This week’s Investment Roundtable dives into two key topics: the closure of TruCrowd, a longtime funding portal, and the comparison of public vs. private revenue multiples in crowdfunding. Join Brian, Teddy, Léa, and special guest Scott Kitun as they explore what TruCrowd’s shutdown means for the industry, how investors can navigate platform closures, and what revenue multiples reveal about private vs. public market opportunities.

What happened to TruCrowd?
TruCrowd, a longtime crowdfunding platform, officially announced its closure in early January. With minimal deal activity in recent years and prior legal issues, the closure raises questions about the future of smaller platforms in the space.

How does a platform closure affect my investments?
Investments are typically made directly with the issuer, not the platform, meaning your shares should remain intact. However, the closure may complicate communication with issuers, especially if the platform facilitated dividends or investor updates.
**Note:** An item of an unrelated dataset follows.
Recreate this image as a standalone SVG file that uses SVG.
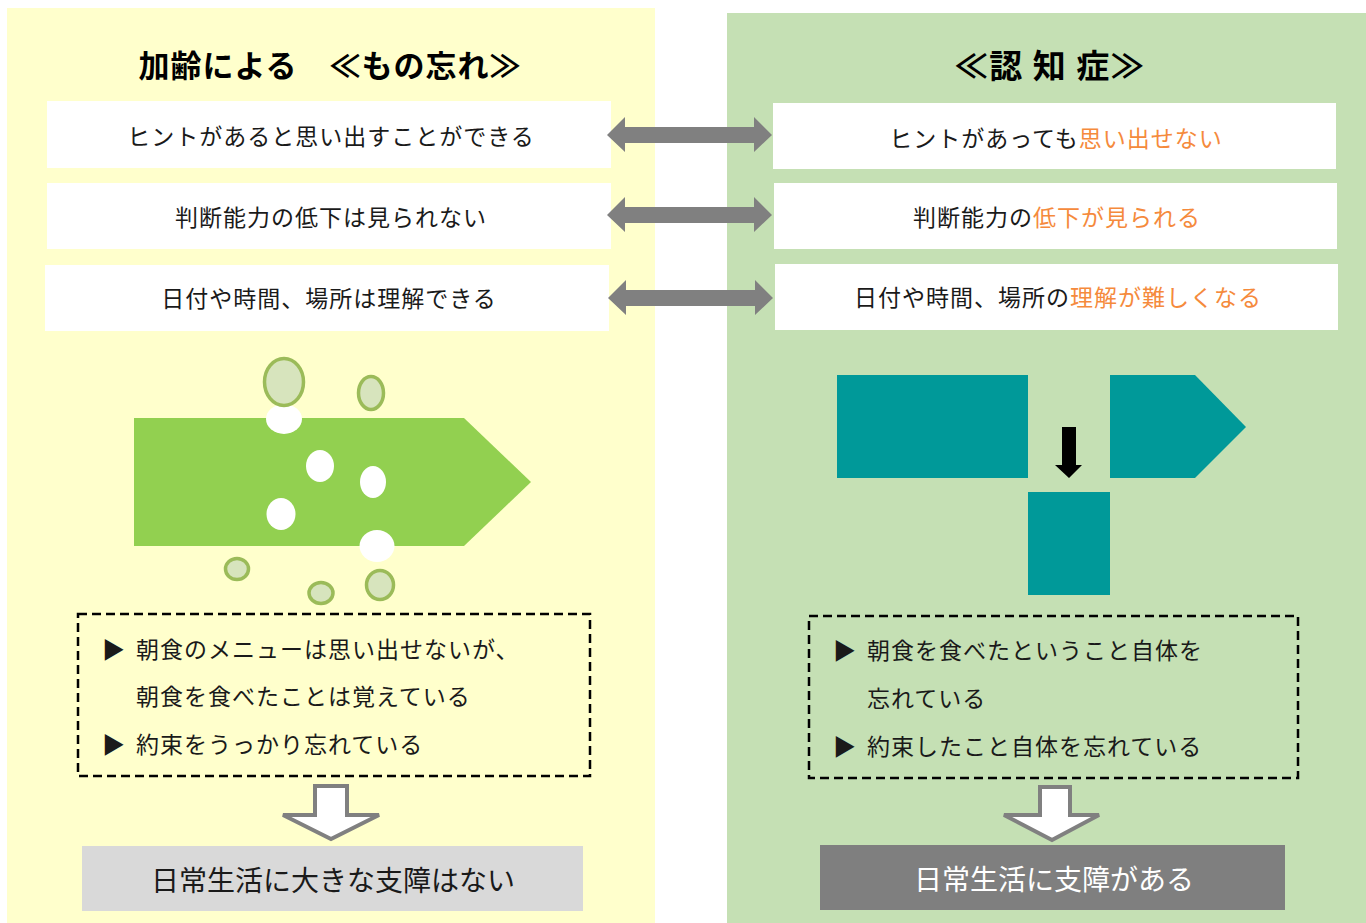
<svg xmlns="http://www.w3.org/2000/svg" width="1366" height="923" viewBox="0 0 1366 923">
<style>
text{font-family:"Noto Sans CJK JP","Noto Sans CJK SC",sans-serif;dominant-baseline:central;fill:#1a1a1a}
.title{font-size:33px;font-weight:700;letter-spacing:1.5px;text-anchor:middle;fill:#000}
.box{fill:#fff}
.bt{font-size:23px;letter-spacing:1px;text-anchor:middle}
.li{font-size:23px;letter-spacing:1px}
.or{fill:#F58A3C}
.dash{fill:none;stroke:#000;stroke-width:2.5;stroke-dasharray:9 5}
.dbl{fill:#808080}
.down{fill:#fff;stroke:#808080;stroke-width:4;stroke-linejoin:miter}
.teal{fill:#009999}
.wh{fill:#fff}
.bub{fill:#D7E4BD;stroke:#9BBB59;stroke-width:3.5}
.res{font-size:28px;letter-spacing:0px;text-anchor:middle}
</style>
<rect width="1366" height="923" fill="#fff"/>
<g id="panel-left"><rect x="7" y="8" width="648" height="915" fill="#FFFFCC"/></g>
<g id="panel-right"><rect x="727" y="13" width="639" height="910" fill="#C5E0B4"/></g>

<g id="title-left"><text class="title" x="330" y="63" style="font-size:31px;letter-spacing:1px">加齢による　≪もの忘れ≫</text></g>
<g id="title-right"><text class="title" x="1050" y="64">≪認 知 症≫</text></g>

<g id="l1"><rect class="box" x="47" y="101" width="564" height="67"/><text class="bt" x="331" y="135">ヒントがあると思い出すことができる</text></g>
<g id="l2"><rect class="box" x="47" y="183" width="564" height="66"/><text class="bt" x="331" y="216">判断能力の低下は見られない</text></g>
<g id="l3"><rect class="box" x="45" y="265" width="564" height="66"/><text class="bt" x="329" y="297">日付や時間、場所は理解できる</text></g>

<g id="r1"><rect class="box" x="773" y="103" width="563" height="66"/><text class="bt" x="1056" y="137">ヒントがあっても<tspan class="or">思い出せない</tspan></text></g>
<g id="r2"><rect class="box" x="774" y="183" width="563" height="66"/><text class="bt" x="1057" y="216">判断能力の<tspan class="or">低下が見られる</tspan></text></g>
<g id="r3"><rect class="box" x="775" y="264" width="563" height="66"/><text class="bt" x="1058" y="296">日付や時間、場所の<tspan class="or">理解が難しくなる</tspan></text></g>

<g id="connectors">
<polygon class="dbl" points="607,135 625,117 625,127 754,127 754,117 772,135 754,152 754,143 625,143 625,152"/>
<polygon class="dbl" points="607,215 625,197 625,207 754,207 754,197 772,215 754,232 754,223 625,223 625,232"/>
<polygon class="dbl" points="608,298 626,280 626,290 755,290 755,280 773,298 755,315 755,306 626,306 626,315"/>
<polygon class="down" points="315,786 347,786 347,815 379,815 331,839 283,815 315,815"/>
<polygon class="down" points="1040,787 1070,787 1070,815 1099,815 1052,840 1004,815 1040,815"/>
</g>

<g id="illustration-left">
<polygon fill="#92D050" points="134,418 464,418 531,482 464,546 134,546"/>
<ellipse class="wh" cx="284" cy="419" rx="18" ry="15"/>
<ellipse class="wh" cx="320" cy="466" rx="14" ry="16"/>
<ellipse class="wh" cx="373" cy="482" rx="13" ry="16"/>
<ellipse class="wh" cx="281" cy="514" rx="14.5" ry="16"/>
<ellipse class="wh" cx="377" cy="546" rx="17.5" ry="16"/>
<ellipse class="bub" cx="284" cy="382" rx="19.5" ry="23.5"/>
<ellipse class="bub" cx="371" cy="393" rx="12.5" ry="16.5"/>
<ellipse class="bub" cx="237" cy="569" rx="11.5" ry="10.5"/>
<ellipse class="bub" cx="321" cy="593" rx="12" ry="10.5"/>
<ellipse class="bub" cx="380" cy="585" rx="13.5" ry="14.5"/>
</g>

<g id="illustration-right">
<rect class="teal" x="837" y="375" width="191" height="103"/>
<polygon class="teal" points="1110,375 1195,375 1246,427 1195,478 1110,478"/>
<rect class="teal" x="1028" y="492" width="82" height="103"/>
<polygon fill="#000" points="1062,427 1076,427 1076,465 1082,465 1069,478 1055,465 1062,465"/>
</g>

<g id="examples-left">
<rect class="dash" x="78" y="614" width="512" height="162"/>
<text class="li" x="102" y="648" style="letter-spacing:0">▶</text>
<text class="li" x="136" y="648">朝食のメニューは思い出せないが、</text>
<text class="li" x="136" y="695">朝食を食べたことは覚えている</text>
<text class="li" x="102" y="743" style="letter-spacing:0">▶</text>
<text class="li" x="136" y="743">約束をうっかり忘れている</text>
</g>

<g id="examples-right">
<rect class="dash" x="809" y="616" width="489" height="162"/>
<text class="li" x="833" y="649" style="letter-spacing:0">▶</text>
<text class="li" x="867" y="649">朝食を食べたということ自体を</text>
<text class="li" x="867" y="697">忘れている</text>
<text class="li" x="833" y="745" style="letter-spacing:0">▶</text>
<text class="li" x="867" y="745">約束したこと自体を忘れている</text>
</g>

<g id="result-left"><rect x="82" y="846" width="501" height="65" fill="#D9D9D9"/><text class="res" x="333" y="879">日常生活に大きな支障はない</text></g>
<g id="result-right"><rect x="820" y="845" width="465" height="65" fill="#7F7F7F"/><text class="res" x="1054" y="878" style="fill:#fff">日常生活に支障がある</text></g>
</svg>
What are revenue multiples, and why are private ones higher?
Revenue multiples represent a company’s valuation divided by its revenue. Private companies often have higher multiples because investors price in future growth potential, especially in high-growth sectors like energy or tech.

Why are energy companies so popular in private markets?
With increasing demand for electricity from electrification, AI, and data centers, energy startups are viewed as having significant growth potential. Private investors often value these opportunities higher than the public markets.

Should I always avoid platforms with financial struggles?
Not necessarily, but platform stability should be a factor in your decision-making. Check how the platform communicates with investors and facilitates ongoing issuer updates before committing funds.